Anyone who’s married or has kids or assets should put together a will. The document will clearly lay out your wishes and prevent conflict between your family members when you’re gone.
You can easily create a will online, and with the Uniform Electronic Wills Act, more states are accepting electronic wills and signatures.
In light of the COVID-19 pandemic, many people who are preparing to return to their physical workplaces are writing wills, including teachers and essential workers.
How much will it cost me to put together a will?
The average cost of writing a will varies widely and depends on how complicated your estate is to divide. But in general, be prepared to budget between $150 and $1,500. Options for drafting the deed include:
- Writing a will yourself. If your assets and inheritors are relatively straightforward, writing your own will can be a valid option. Plus, it’s free. Include all critical information and get witnesses to sign off once it’s complete. Store it in a secure place and consider giving a copy to a loved one for safekeeping.

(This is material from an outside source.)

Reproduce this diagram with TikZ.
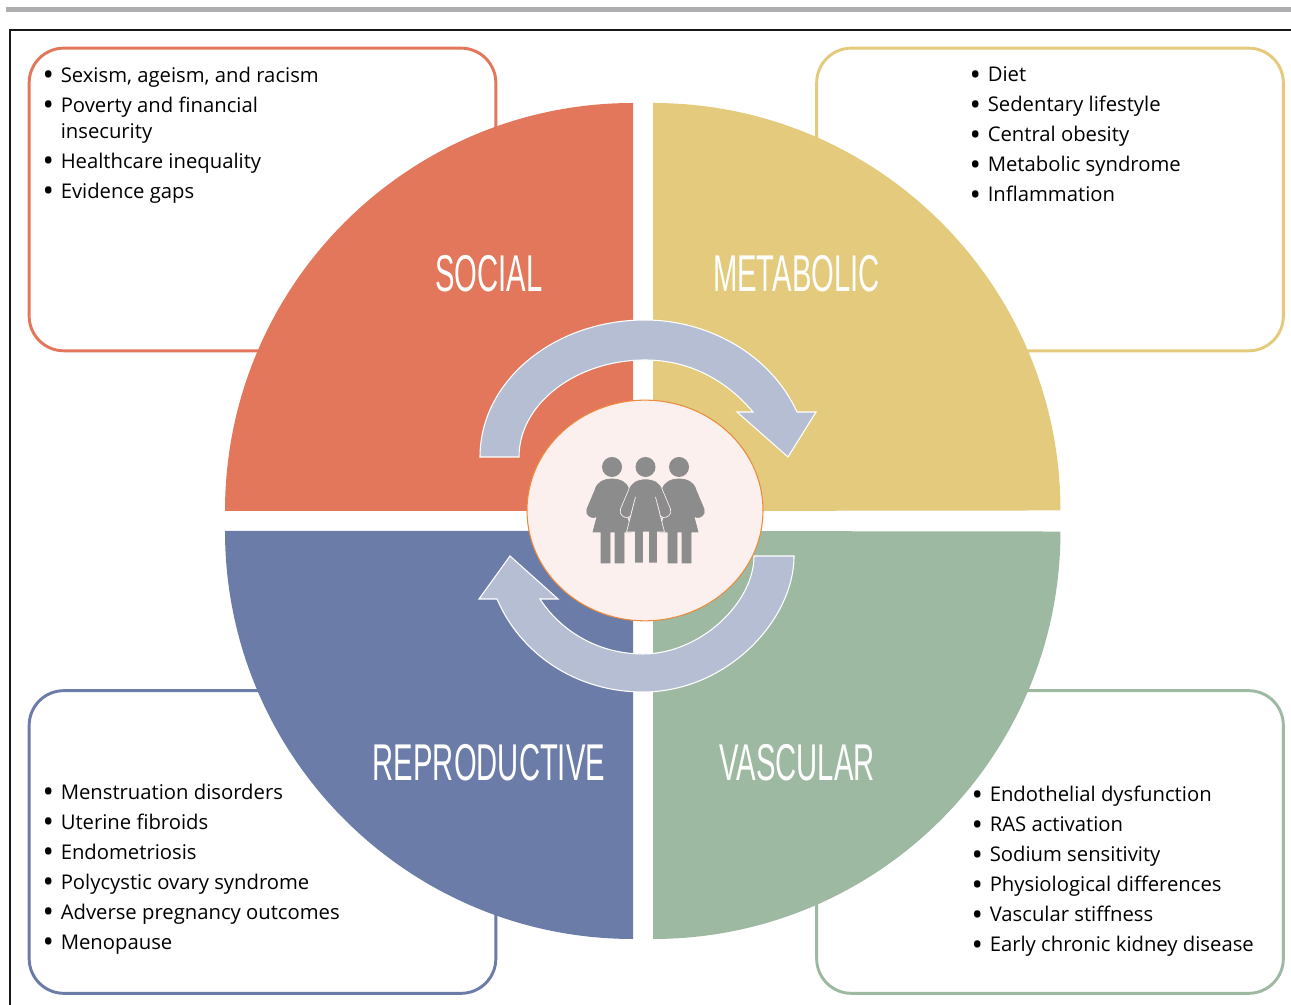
\documentclass[tikz,border=0pt]{standalone}
\usepackage{fontspec}
\setmainfont{Open Sans}
\newfontfamily\titlefont{Liberation Sans}
\usepackage{xcolor}
\usetikzlibrary{shapes.geometric}

\definecolor{socialred}{HTML}{E2775C}
\definecolor{metayellow}{HTML}{E3CA7C}
\definecolor{reproblue}{HTML}{6C7CA8}
\definecolor{vascgreen}{HTML}{9EB9A1}
\definecolor{cyclearrow}{HTML}{B5BED3}
\definecolor{hubfill}{HTML}{FCF0EE}
\definecolor{huborange}{HTML}{ED8B3C}
\definecolor{personfill}{HTML}{8C8C8C}
\definecolor{barfill}{HTML}{AEAEB0}

\newcommand{\itm}[1]{\makebox[12pt][l]{\hspace*{-1.6pt}\raisebox{-2.8pt}{\scalebox{1.5}{\textbullet}}}#1}

\begin{document}
\begin{tikzpicture}[
    x=0.75pt, y=0.75pt,
    listbox/.style={rectangle, rounded corners=26pt, line width=2.2pt, fill=white, inner sep=0pt, minimum width=350pt, minimum height=227pt},
    listtext/.style={anchor=north west, inner sep=0pt, align=left, text=black, font=\fontsize{15.2}{19.5}\selectfont},
    title/.style={text=white, inner sep=0pt, xscale=0.565, transform shape, font=\titlefont\fontsize{38.8}{40}\selectfont},
    cycle arrow/.style={fill=cyclearrow, draw=white, line width=0.8pt, line join=miter},
    woman/.pic={
        \fill[personfill, draw=#1, line width=0.5pt] (0,-12) .. controls (-8,-12) and (-15,-15) .. (-17,-23) -- (-25,-42)
            .. controls (-27,-48) and (-21,-51) .. (-18,-50.5) .. controls (-15,-50) and (-13,-47) .. (-14,-45)
            -- (-10,-30) -- (-19,-65) -- (-11,-65) -- (-11,-96) -- (-2,-96) -- (-2,-65) -- (3,-65) -- (3,-96) -- (12,-96) -- (12,-65) -- (19,-65)
            -- (10,-30) -- (14,-45) .. controls (13,-47) and (15,-50) .. (18,-50.5) .. controls (21,-51) and (27,-48) .. (25,-42)
            -- (17,-23) .. controls (15,-15) and (8,-12) .. (0,-12) -- cycle;
        \fill[personfill] (0,0) circle[radius=7.5pt];
    }
    ]
    \useasboundingbox (0,0) rectangle (1291,1005);

    % Page rules
    \fill[barfill] (6,992.5) rectangle (1291,998);
    \draw[line width=1.6pt, black!90] (10,0) -- (10,975) -- (1291,975);

    % List boxes
    \node (socialbox) [listbox, draw=socialred] at (262.5,805.5) {};
    \node (metabox) [listbox, draw=metayellow] at (1050,805.5) {};
    \node (reprobox) [listbox, draw=reproblue] at (262.5,163) {};
    \node (vascbox) [listbox, draw=vascgreen] at (1050,163) {};

    % Quadrants
    \fill[socialred] (633,494) -- (225,494) arc[start angle=180, end angle=90, radius=306pt] -- cycle;
    \fill[metayellow] (653,494) -- (653,902) arc[start angle=90, end angle=0, radius=305.6pt] -- cycle;
    \fill[reproblue] (633,474) -- (225,474) arc[start angle=180, end angle=270, radius=306pt] -- cycle;
    \fill[vascgreen] (653,474) -- (653,66) arc[start angle=270, end angle=360, radius=305.6pt] -- cycle;

    % Quadrant titles
    \node (social) [title] at (489,731) {SOCIAL};
    \node (metabolic) [title] at (796.5,731) {METABOLIC};
    \node (reproductive) [title] at (489,242) {REPRODUCTIVE};
    \node (vascular) [title] at (797,242) {VASCULAR};

    % Cycle arrows
    \draw[cycle arrow] (480,548) .. controls (480,624) and (554,685) .. (645,685) .. controls (709,685) and (771,650) .. (797,593)
        -- (816,593) -- (788,548) -- (737,593) -- (753,593)
        .. controls (727,624) and (690,645) .. (645,645) .. controls (577,645) and (519,602) .. (519,548) -- cycle;
    \draw[cycle arrow] (794,449) .. controls (794,385) and (727,313) .. (643,313) .. controls (575,313) and (520,352) .. (497,406)
        -- (479,406) -- (510,449) -- (558,406) -- (540,406)
        .. controls (560,375) and (597,351) .. (643,351) .. controls (700,351) and (754,402) .. (754,449) -- cycle;

    % Centre
    \node (hub) [ellipse, draw=huborange, fill=hubfill, line width=0.8pt, inner sep=0pt, minimum width=177pt, minimum height=165.5pt] at (645,494.5) {};
    \pic at (612,538) {woman=personfill};
    \pic at (679,538) {woman=personfill};
    \pic at (645.5,538) {woman=hubfill};

    % Lists
    \node (sociallist) [listtext] at (44.5,938.5) {\itm{Sexism, ageism, and racism}\\[3pt]\itm{Poverty and financial}\\\hspace*{12pt}insecurity\\[3pt]\itm{Healthcare inequality}\\[3pt]\itm{Evidence gaps}};
    \node (metalist) [listtext] at (971.5,938.5) {\itm{Diet}\\[3pt]\itm{Sedentary lifestyle}\\[3pt]\itm{Central obesity}\\[3pt]\itm{Metabolic syndrome}\\[3pt]\itm{Inflammation}};
    \node (reprolist) [listtext] at (44.5,221.5) {\itm{Menstruation disorders}\\[3pt]\itm{Uterine fibroids}\\[3pt]\itm{Endometriosis}\\[3pt]\itm{Polycystic ovary syndrome}\\[3pt]\itm{Adverse pregnancy outcomes}\\[3pt]\itm{Menopause}};
    \node (vasclist) [listtext] at (973.5,219.5) {\itm{Endothelial dysfunction}\\[3pt]\itm{RAS activation}\\[3pt]\itm{Sodium sensitivity}\\[3pt]\itm{Physiological differences}\\[3pt]\itm{Vascular stiffness}\\[3pt]\itm{Early chronic kidney disease}};
\end{tikzpicture}
\end{document}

- Hiring an attorney. A lawyer’s job is to ensure nothing slips through the cracks, so this is a good choice if you want an airtight legal document or if your estate is more complicated. Usually, you’ll buy a will package from an attorney at a flat rate. The average cost ranges from $150 to $600, but this increases if you’re married or want to include other services like estate planning.
- Filling out premade forms. Premade forms are available online and off, and are often $20 or less. Some are even free. It’s a bare-bones approach that usually takes the shape of a fill-in-the-blanks template. But if your assets aren’t too complicated and you’ve got the necessary information on hand, it’s possible to find forms that are valid in every state.
- Using online software. You can purchase software that can walk you through the process of drafting an online will on your own. This typically costs between $20 and $100. Though outdated versions are cheaper, they often aren’t accurate.
Specifying where your assets and belongings should go when you die helps your relatives carry out your wishes and relieves pressure from grieving loved ones.
Taking the time to plan your estate — including naming an executor and securing life insurance for yourself — is another way to make sure your loved ones are protected in the future.